*Dataset content:*
◆ ◆ ◆ ◆ ◆
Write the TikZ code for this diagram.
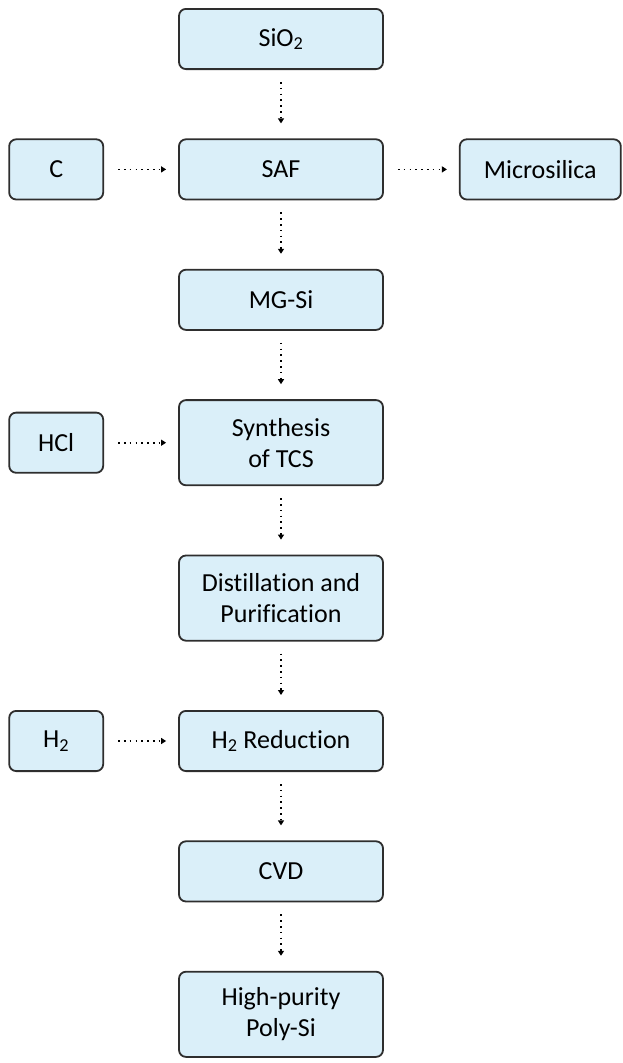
\documentclass[tikz,border=0pt]{standalone}
\usepackage{fontspec}
\setmainfont[Ligatures=NoCommon]{Carlito}
\usepackage{tikz}
\usetikzlibrary{arrows.meta,positioning}

\definecolor{boxfill}{HTML}{DAEFF9}
\definecolor{boxline}{HTML}{2E2E2E}

\begin{document}
\begin{tikzpicture}[
  node distance=68.4pt and 74pt,
  every node/.style={font=\fontsize{26}{31}\selectfont},
  stage/.style={draw=boxline, fill=boxfill, line width=1.8pt, rounded corners=7pt,
                minimum width=204pt, minimum height=60.2pt, align=center},
  tall/.style={minimum height=85.2pt},
  feed/.style={draw=boxline, fill=boxfill, line width=1.8pt, rounded corners=7pt,
               minimum width=94pt, minimum height=60.2pt, align=center},
  arr/.style={-{Triangle[length=5pt,width=6pt]}, draw=black, line width=1.6pt,
              dash pattern=on 1.6pt off 4.2pt},
  varr/.style={arr, shorten <=12pt, shorten >=15pt},
  harr/.style={arr, shorten <=14pt, shorten >=12pt}
]
\useasboundingbox (0,0) rectangle (623pt,-1063pt);

\node[stage] (sio2) at (281pt,-39pt) {SiO\textsubscript{2}};
\node[stage, below=of sio2] (saf) {SAF};
\node[stage, below=of saf] (mgsi) {MG-Si};
\node[stage, tall, below=of mgsi] (tcs) {Synthesis\\of TCS};
\node[stage, tall, below=of tcs] (dist) {Distillation and\\Purification};
\node[stage, below=of dist] (red) {H\textsubscript{2} Reduction};
\node[stage, below=of red] (cvd) {CVD};
\node[stage, tall, below=of cvd] (poly) {High-purity\\Poly-Si};

\node[feed, left=of saf] (carbon) {C};
\node[feed, left=of tcs] (hcl) {HCl};
\node[feed, left=of red] (hyd) {H\textsubscript{2}};
\node[feed, minimum width=161pt, right=75pt of saf] (micro) {Microsilica};

\draw[varr] (sio2) -- (saf);
\draw[varr] (saf) -- (mgsi);
\draw[varr] (mgsi) -- (tcs);
\draw[varr] (tcs) -- (dist);
\draw[varr] (dist) -- (red);
\draw[varr] (red) -- (cvd);
\draw[varr] (cvd) -- (poly);

\draw[harr] (carbon) -- (saf);
\draw[harr] (saf) -- (micro);
\draw[harr] (hcl) -- (tcs);
\draw[harr] (hyd) -- (red);
\end{tikzpicture}
\end{document}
◆ ◆ ◆ ◆ ◆
*Written exercise:*
Exclude the pictures. Write out the remaining data exactly.

*Task answer:*
Write the TikZ code for this diagram.
\documentclass[tikz,border=0pt]{standalone}
\usepackage{fontspec}
\setmainfont[Ligatures=NoCommon]{Carlito}
\usepackage{tikz}
\usetikzlibrary{arrows.meta,positioning}

\definecolor{boxfill}{HTML}{DAEFF9}
\definecolor{boxline}{HTML}{2E2E2E}

\begin{document}
\begin{tikzpicture}[
  node distance=68.4pt and 74pt,
  every node/.style={font=\fontsize{26}{31}\selectfont},
  stage/.style={draw=boxline, fill=boxfill, line width=1.8pt, rounded corners=7pt,
                minimum width=204pt, minimum height=60.2pt, align=center},
  tall/.style={minimum height=85.2pt},
  feed/.style={draw=boxline, fill=boxfill, line width=1.8pt, rounded corners=7pt,
               minimum width=94pt, minimum height=60.2pt, align=center},
  arr/.style={-{Triangle[length=5pt,width=6pt]}, draw=black, line width=1.6pt,
              dash pattern=on 1.6pt off 4.2pt},
  varr/.style={arr, shorten <=12pt, shorten >=15pt},
  harr/.style={arr, shorten <=14pt, shorten >=12pt}
]
\useasboundingbox (0,0) rectangle (623pt,-1063pt);

\node[stage] (sio2) at (281pt,-39pt) {SiO\textsubscript{2}};
\node[stage, below=of sio2] (saf) {SAF};
\node[stage, below=of saf] (mgsi) {MG-Si};
\node[stage, tall, below=of mgsi] (tcs) {Synthesis\\of TCS};
\node[stage, tall, below=of tcs] (dist) {Distillation and\\Purification};
\node[stage, below=of dist] (red) {H\textsubscript{2} Reduction};
\node[stage, below=of red] (cvd) {CVD};
\node[stage, tall, below=of cvd] (poly) {High-purity\\Poly-Si};

\node[feed, left=of saf] (carbon) {C};
\node[feed, left=of tcs] (hcl) {HCl};
\node[feed, left=of red] (hyd) {H\textsubscript{2}};
\node[feed, minimum width=161pt, right=75pt of saf] (micro) {Microsilica};

\draw[varr] (sio2) -- (saf);
\draw[varr] (saf) -- (mgsi);
\draw[varr] (mgsi) -- (tcs);
\draw[varr] (tcs) -- (dist);
\draw[varr] (dist) -- (red);
\draw[varr] (red) -- (cvd);
\draw[varr] (cvd) -- (poly);

\draw[harr] (carbon) -- (saf);
\draw[harr] (saf) -- (micro);
\draw[harr] (hcl) -- (tcs);
\draw[harr] (hyd) -- (red);
\end{tikzpicture}
\end{document}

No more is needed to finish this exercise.